Start at the top of the records and, please, print each line exactly through the line that contains "ax = fig.add_axes([(cx", leaving out all pictures.

Rows from a dataset of charts and code
** START **

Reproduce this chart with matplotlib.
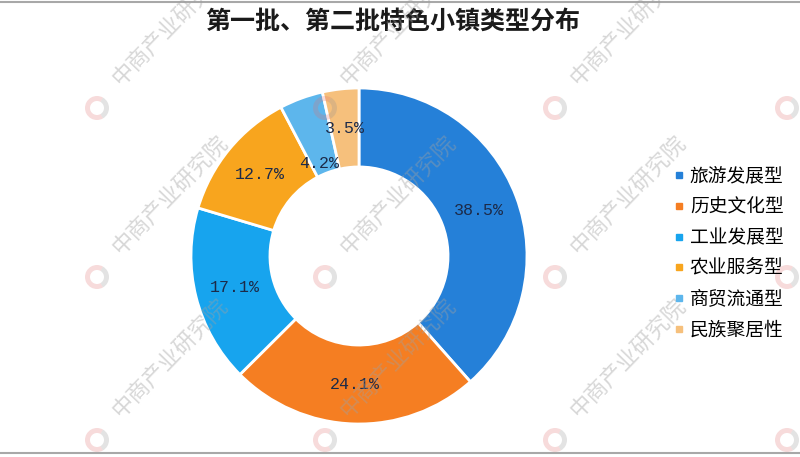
import matplotlib
matplotlib.use("Agg")
import matplotlib.pyplot as plt
import numpy as np
from matplotlib.lines import Line2D
from matplotlib.patches import Wedge

plt.rcParams["font.family"] = ["Noto Sans CJK SC", "DejaVu Sans"]

title = "第一批、第二批特色小镇类型分布"
categories = ["旅游发展型", "历史文化型", "工业发展型", "农业服务型", "商贸流通型", "民族聚居性"]
shares = [38.5, 24.1, 17.1, 12.7, 4.2, 3.5]
colors = ["#2580D8", "#F57E22", "#17A4EE", "#F8A51E", "#5DB6EC", "#F6C07C"]
watermark = "中商产业研究院"

W, H = 800, 457
fig = plt.figure(figsize=(W / 100, H / 100), dpi=100)

# pie centre at (359, 256) px, outer radius 168 px
cx, cy, R = 359, 256, 168
ax = fig.add_axes([(cx - R) / W, 1 - (cy + R) / H, 2 * R / W, 2 * R / H])

pct_labels = iter([f"{v}%" for v in shares])
wedges, _, autotexts = ax.pie(
    shares, colors=colors, startangle=90, counterclock=False,
    autopct=lambda p: next(pct_labels), pctdistance=0.765,
    wedgeprops=dict(width=0.47, edgecolor="white", linewidth=2),
    textprops=dict(family="Liberation Mono", fontsize=12, color="#1c2a48"),
)
ax.set_xlim(-1, 1)
ax.set_ylim(-1, 1)

# the small "4.2%" label sits further in, as in the source
w = wedges[4]
mid = np.deg2rad((w.theta1 + w.theta2) / 2 + 3)
autotexts[4].set_position((0.60 * np.cos(mid), 0.60 * np.sin(mid)))

fig.text(393 / W, 1 - 22 / H, title, ha="center", va="center",
         fontsize=18, weight="bold", color="#1a1a1a")

handles = [Line2D([], [], marker="s", ls="none", markersize=4.5, color=c) for c in colors]
fig.legend(handles, categories, loc="center left",
           bbox_to_anchor=(673 / W, 1 - 253 / H), frameon=False,
           fontsize=13.5, handlelength=0.6, handletextpad=0.3,
           labelspacing=0.52, borderpad=0, borderaxespad=0)

# thin rules at top and bottom
for yy in (2, 453):
    fig.add_artist(Line2D([0, 1], [1 - yy / H] * 2, transform=fig.transFigure,
                          color="#a8a8a8", lw=1.5))

# faint watermark
for lx in (97, 325, 555, 787):
    for ly in (108, 277, 440):
        xin, yin = lx / 100, (H - ly) / 100
        fig.add_artist(Wedge((xin, yin), 0.12, 60, 300, width=0.05,
                             transform=fig.dpi_scale_trans, color="#e07070",
                             alpha=0.25, lw=0))
        fig.add_artist(Wedge((xin, yin), 0.12, -60, 60, width=0.05,
                             transform=fig.dpi_scale_trans, color="#909090",
                             alpha=0.25, lw=0))
        if lx < 700:
            fig.text((lx + 20) / W, 1 - (ly - 26) / H, watermark, rotation=46,
                     rotation_mode="anchor", ha="left", va="center",
                     fontsize=16, color="#a0a0a0", alpha=0.42)

fig.savefig("out.png", dpi=100, facecolor="white")
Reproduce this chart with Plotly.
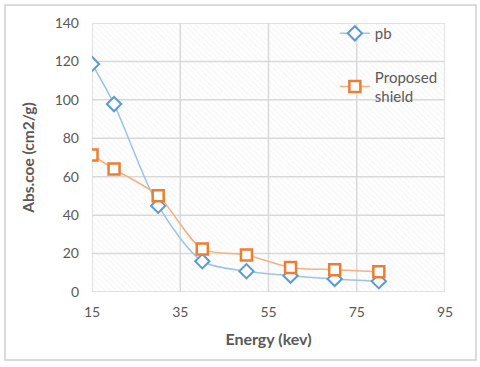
import plotly.graph_objects as go

energy = [15, 20, 30, 40, 50, 60, 70, 80]
pb = [118.7, 97.8, 44.9, 16.0, 10.8, 8.5, 6.8, 5.6]
proposed = [71.3, 64.0, 50.1, 22.4, 19.3, 12.8, 11.6, 10.6]

x_ticks = [15, 35, 55, 75, 95]
y_ticks = [0, 20, 40, 60, 80, 100, 120, 140]
x_range = [x_ticks[0], x_ticks[-1]]
y_range = [y_ticks[0], y_ticks[-1]]

fig = go.Figure()

# hatched plot background
fig.add_trace(go.Scatter(
    x=[x_range[0], x_range[1], x_range[1], x_range[0], x_range[0]],
    y=[y_range[0], y_range[0], y_range[1], y_range[1], y_range[0]],
    mode='lines', line=dict(width=0), fill='toself', fillcolor='rgba(0,0,0,0)',
    fillpattern=dict(shape='\\', size=4, solidity=0.25, fgcolor='#e8e8e8', bgcolor='white'),
    hoverinfo='skip', showlegend=False))

# gridlines drawn over the hatch, under the data
gx, gy = [], []
for t in x_ticks:
    gx += [t, t, None]
    gy += [y_range[0], y_range[1], None]
for t in y_ticks:
    gx += [x_range[0], x_range[1], None]
    gy += [t, t, None]
fig.add_trace(go.Scatter(x=gx, y=gy, mode='lines', line=dict(color='#d9d9d9', width=1.5),
                         hoverinfo='skip', showlegend=False))

fig.add_trace(go.Scatter(
    x=energy, y=pb, name='pb', mode='lines+markers', legendgroup='a',
    line=dict(color='#9DC3E6', width=1.5, shape='spline', smoothing=0.8),
    marker=dict(symbol='diamond', size=11, color='white',
                line=dict(color='#5B9BD5', width=2))))

fig.add_trace(go.Scatter(
    x=energy, y=proposed, name='Proposed<br>shield', mode='lines+markers', legendgroup='b',
    line=dict(color='#F4B183', width=1.5, shape='spline', smoothing=0.8),
    marker=dict(symbol='square', size=11, color='white',
                line=dict(color='#ED7D31', width=2.5))))

fig.update_layout(
    width=480, height=367,
    margin=dict(l=92, r=35, t=23, b=75),
    paper_bgcolor='white', plot_bgcolor='white',
    font=dict(family='Lato', size=14, color='#595959'),
    legend=dict(x=0.688, y=1.022, xanchor='left', yanchor='top',
                bgcolor='rgba(0,0,0,0)', tracegroupgap=21,
                font=dict(size=15, color='#595959')),
    xaxis=dict(range=x_range, tickvals=x_ticks, showgrid=False,
               zeroline=False, showline=False, ticks='', ticklabelstandoff=10,
               title=dict(text='<b>Energy (kev)</b>', font=dict(size=16), standoff=14)),
    yaxis=dict(range=y_range, tickvals=y_ticks, showgrid=False,
               zeroline=False, showline=False, ticks='', ticklabelstandoff=12,
               title=dict(text='<b>Abs.coe (cm2/g)</b>', font=dict(size=15.5), standoff=16)),
    shapes=[dict(type='rect', xref='paper', yref='paper',
                 x0=-87/353, x1=1 + 31/353, y0=-68/269, y1=1 + 18/269,
                 line=dict(color='#d0d0d0', width=1.5), layer='above')]
)

fig.write_html("out.html", config={'displayModeBar': False},
               post_script="document.body.style.margin='0';")
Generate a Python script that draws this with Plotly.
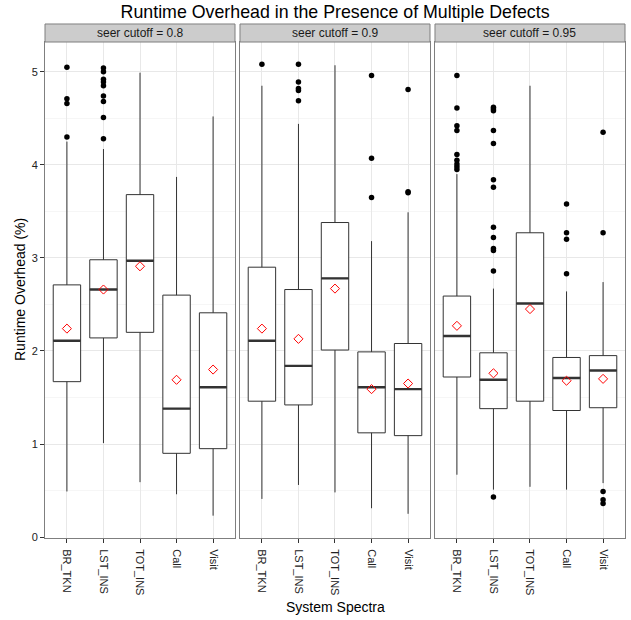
import plotly.graph_objects as go
from plotly.subplots import make_subplots

categories = ["BR_TKN", "LST_INS", "TOT_INS", "Call", "Visit"]
panel_titles = ["seer cutoff = 0.8", "seer cutoff = 0.9", "seer cutoff = 0.95"]

# seer cutoff = 0.8
lower_08 = [0.49, 1.01, 0.59, 0.46, 0.23]
q1_08 = [1.67, 2.14, 2.20, 0.90, 0.95]
med_08 = [2.11, 2.66, 2.97, 1.38, 1.61]
q3_08 = [2.71, 2.98, 3.68, 2.60, 2.41]
upper_08 = [4.25, 4.17, 4.99, 3.87, 4.52]
mean_08 = [2.24, 2.66, 2.91, 1.69, 1.80]
out_08 = [
    [4.30, 4.66, 4.71, 5.05],
    [4.28, 4.51, 4.68, 4.74, 4.85, 4.89, 4.92, 5.00, 5.04],
    [],
    [],
    [],
]

# seer cutoff = 0.9
lower_09 = [0.41, 0.56, 0.48, 0.31, 0.25]
q1_09 = [1.46, 1.42, 2.01, 1.12, 1.09]
med_09 = [2.11, 1.84, 2.78, 1.61, 1.59]
q3_09 = [2.90, 2.66, 3.38, 1.99, 2.08]
upper_09 = [4.85, 4.44, 5.07, 3.18, 3.49]
mean_09 = [2.24, 2.13, 2.67, 1.59, 1.65]
out_09 = [
    [5.08],
    [4.69, 4.80, 4.82, 4.89, 5.08],
    [],
    [3.65, 4.07, 4.96],
    [3.70, 3.71, 4.81],
]

# seer cutoff = 0.95
lower_095 = [0.67, 0.51, 0.54, 0.51, 0.58]
q1_095 = [1.72, 1.38, 1.46, 1.36, 1.39]
med_095 = [2.16, 1.69, 2.51, 1.71, 1.79]
q3_095 = [2.59, 1.98, 3.27, 1.93, 1.95]
upper_095 = [3.90, 2.67, 4.85, 2.64, 2.74]
mean_095 = [2.27, 1.76, 2.45, 1.68, 1.70]
out_095 = [
    [3.95, 3.98, 4.01, 4.05, 4.11, 4.37, 4.42, 4.61, 4.96],
    [0.43, 2.86, 3.08, 3.10, 3.22, 3.33, 3.76, 3.84, 4.23, 4.37, 4.58, 4.60, 4.62],
    [],
    [2.83, 3.20, 3.27, 3.58],
    [0.36, 0.40, 0.49, 3.27, 4.35],
]

y_ticks = [0, 1, 2, 3, 4, 5]

panels = [
    (lower_08, q1_08, med_08, q3_08, upper_08, mean_08, out_08),
    (lower_09, q1_09, med_09, q3_09, upper_09, mean_09, out_09),
    (lower_095, q1_095, med_095, q3_095, upper_095, mean_095, out_095),
]

FONT = "Liberation Sans, Arial, sans-serif"
BOXLINE = "#333333"

fig = make_subplots(rows=1, cols=3, shared_yaxes=True, horizontal_spacing=0.0086)

for i, (lo, q1, md, q3, up, mn, outs) in enumerate(panels):
    col = i + 1
    fig.add_trace(go.Box(
        x=categories, q1=q1, median=md, q3=q3, lowerfence=lo, upperfence=up,
        width=0.75, whiskerwidth=0, boxpoints=False,
        fillcolor="white", line=dict(color=BOXLINE, width=1),
        showlegend=False, hoverinfo="skip"), row=1, col=col)
    # thicker median bar
    fig.add_trace(go.Box(
        x=categories, q1=md, median=md, q3=md, lowerfence=md, upperfence=md,
        width=0.75, whiskerwidth=0, boxpoints=False,
        fillcolor="rgba(0,0,0,0)", line=dict(color=BOXLINE, width=2.4),
        showlegend=False, hoverinfo="skip"), row=1, col=col)
    ox, oy = [], []
    for c, vals in zip(categories, outs):
        for v in vals:
            ox.append(c)
            oy.append(v)
    fig.add_trace(go.Scatter(
        x=ox, y=oy, mode="markers",
        marker=dict(color="black", size=5.5),
        showlegend=False, hoverinfo="skip"), row=1, col=col)
    fig.add_trace(go.Scatter(
        x=categories, y=mn, mode="markers",
        marker=dict(symbol="diamond-open", color="red", size=7, line=dict(width=1, color="red")),
        showlegend=False, hoverinfo="skip"), row=1, col=col)

domains = [[0, 0.3276], [0.3362, 0.6638], [0.6724, 1.0]]
for i in range(3):
    xa = "xaxis" if i == 0 else f"xaxis{i+1}"
    fig.layout[xa].update(
        domain=domains[i], type="category", categoryorder="array", categoryarray=categories,
        range=[-0.6, 4.6], tickangle=90, ticks="outside", ticklen=4, tickcolor="#333333",
        ticklabelstandoff=4,
        tickfont=dict(family=FONT, size=11, color="#222222"),
        showgrid=True, gridcolor="#E8E8E8", gridwidth=1, automargin=False,
        showline=True, linecolor="#7F7F7F", linewidth=1, mirror=True, zeroline=False)
    ya = "yaxis" if i == 0 else f"yaxis{i+1}"
    fig.layout[ya].update(
        range=[-0.01, 5.32], tickvals=y_ticks, ticks="outside" if i == 0 else "",
        ticklen=4, tickcolor="#333333", automargin=False,
        showticklabels=(i == 0),
        tickfont=dict(family=FONT, size=11, color="#222222"),
        showgrid=True, gridcolor="#E8E8E8", gridwidth=1,
        minor=dict(dtick=0.5, tick0=0.5, showgrid=True, gridcolor="#F6F6F6", ticks=""),
        showline=True, linecolor="#7F7F7F", linewidth=1, mirror=True, zeroline=False)
    xref = "x domain" if i == 0 else f"x{i+1} domain"
    fig.add_shape(type="rect", xref=xref, yref="paper", x0=0, x1=1, y0=1.0, y1=1.0363,
                  fillcolor="#CCCCCC", line=dict(color="#7F7F7F", width=1), layer="above")
    fig.add_annotation(xref=xref, yref="paper", x=0.5, y=1.0181, text=panel_titles[i],
                       showarrow=False, xanchor="center", yanchor="middle",
                       font=dict(family=FONT, size=12, color="#1A1A1A"))

fig.add_annotation(xref="paper", yref="paper", x=0.5, y=-0.139, text="System Spectra",
                   showarrow=False, xanchor="center", yanchor="middle",
                   font=dict(family=FONT, size=14, color="black"))
fig.add_annotation(xref="paper", yref="paper", x=-0.0431, y=0.5, text="Runtime Overhead (%)",
                   showarrow=False, textangle=-90, xanchor="center", yanchor="middle",
                   font=dict(family=FONT, size=14, color="black"))

fig.update_layout(
    width=631, height=620,
    margin=dict(l=45, r=6, t=42, b=82),
    paper_bgcolor="white", plot_bgcolor="white",
    boxmode="overlay",
    title=dict(text="Runtime Overhead in the Presence of Multiple Defects",
               x=0.531, xanchor="center", y=1 - 12 / 620, yanchor="middle",
               font=dict(family=FONT, size=17.8, color="black")),
)

fig.write_html("out.html", config={"displayModeBar": False},
               post_script="document.body.style.margin='0px';document.body.style.padding='0px';")
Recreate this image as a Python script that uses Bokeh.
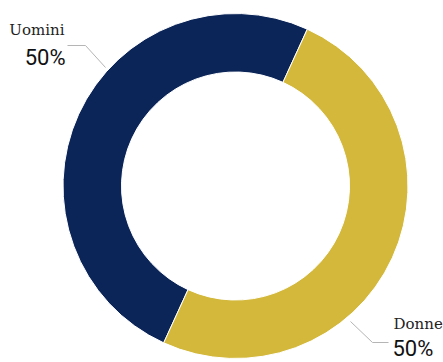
import math
from bokeh.plotting import figure
from bokeh.models import Range1d, ColumnDataSource
from bokeh.core.properties import value
from bokeh.embed import file_html
from bokeh.resources import INLINE

categories = ["Uomini", "Donne"]
values = [50, 50]
pct_labels = ["50%", "50%"]
colors = ["#0c2558", "#d3b83b"]

W, H = 443, 362
CX, CY = 235, H - 185.5
R_OUT, R_IN = 172.5, 114
START_DEG = 65.4  # where the first slice begins (anticlockwise)

total = float(sum(values))
starts, ends = [], []
a = math.radians(START_DEG)
for v in values:
    starts.append(a)
    a += 2 * math.pi * v / total
    ends.append(a)

p = figure(width=W, height=H, output_backend="svg", toolbar_location=None,
           x_range=Range1d(0, W), y_range=Range1d(0, H), min_border=0,
           x_axis_type=None, y_axis_type=None, outline_line_color=None)
p.grid.visible = False
p.background_fill_color = "white"
p.border_fill_color = "white"

src = ColumnDataSource(dict(cat=categories, val=values, start=starts, end=ends, color=colors))
p.annular_wedge(x=CX, y=CY, inner_radius=R_IN, outer_radius=R_OUT,
                start_angle="start", end_angle="end", fill_color="color",
                line_color="white", line_width=1, source=src)

# leader lines (layout only)
lead_x = [[105, 85, 67], [350, 372, 388]]
lead_y = [[H - 67, H - 45, H - 45], [H - 321, H - 342, H - 342]]
p.multi_line(xs=lead_x, ys=lead_y, line_color="#b5b5b5", line_width=1)

# labels
SHIFT = 8
name_x = [64, 393]
name_y = [H - 37.5 + SHIFT, H - 331 + SHIFT]
pct_x = [65, 392]
pct_y = [H - 65 + SHIFT, H - 356 + SHIFT]
aligns = ["right", "left"]
for i in range(2):
    p.text(x=[name_x[i]], y=[name_y[i]], text=[categories[i]],
           text_font=value("DejaVu Serif"), text_font_size="15px",
           text_color="#222222", text_align=aligns[i], text_baseline="alphabetic")
    p.text(x=[pct_x[i]], y=[pct_y[i]], text=[pct_labels[i]],
           text_font=value("Roboto"), text_font_size="22px",
           text_color="#111111", text_align=aligns[i], text_baseline="alphabetic")

open("out.html", "w").write(file_html(p, INLINE))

** END **

## RESULT OF THIS TASK
Reproduce this chart with matplotlib.
import matplotlib
matplotlib.use("Agg")
import matplotlib.pyplot as plt
import numpy as np
from matplotlib.lines import Line2D
from matplotlib.patches import Wedge

plt.rcParams["font.family"] = ["Noto Sans CJK SC", "DejaVu Sans"]

title = "第一批、第二批特色小镇类型分布"
categories = ["旅游发展型", "历史文化型", "工业发展型", "农业服务型", "商贸流通型", "民族聚居性"]
shares = [38.5, 24.1, 17.1, 12.7, 4.2, 3.5]
colors = ["#2580D8", "#F57E22", "#17A4EE", "#F8A51E", "#5DB6EC", "#F6C07C"]
watermark = "中商产业研究院"

W, H = 800, 457
fig = plt.figure(figsize=(W / 100, H / 100), dpi=100)

# pie centre at (359, 256) px, outer radius 168 px
cx, cy, R = 359, 256, 168
ax = fig.add_axes([(cx - R) / W, 1 - (cy + R) / H, 2 * R / W, 2 * R / H])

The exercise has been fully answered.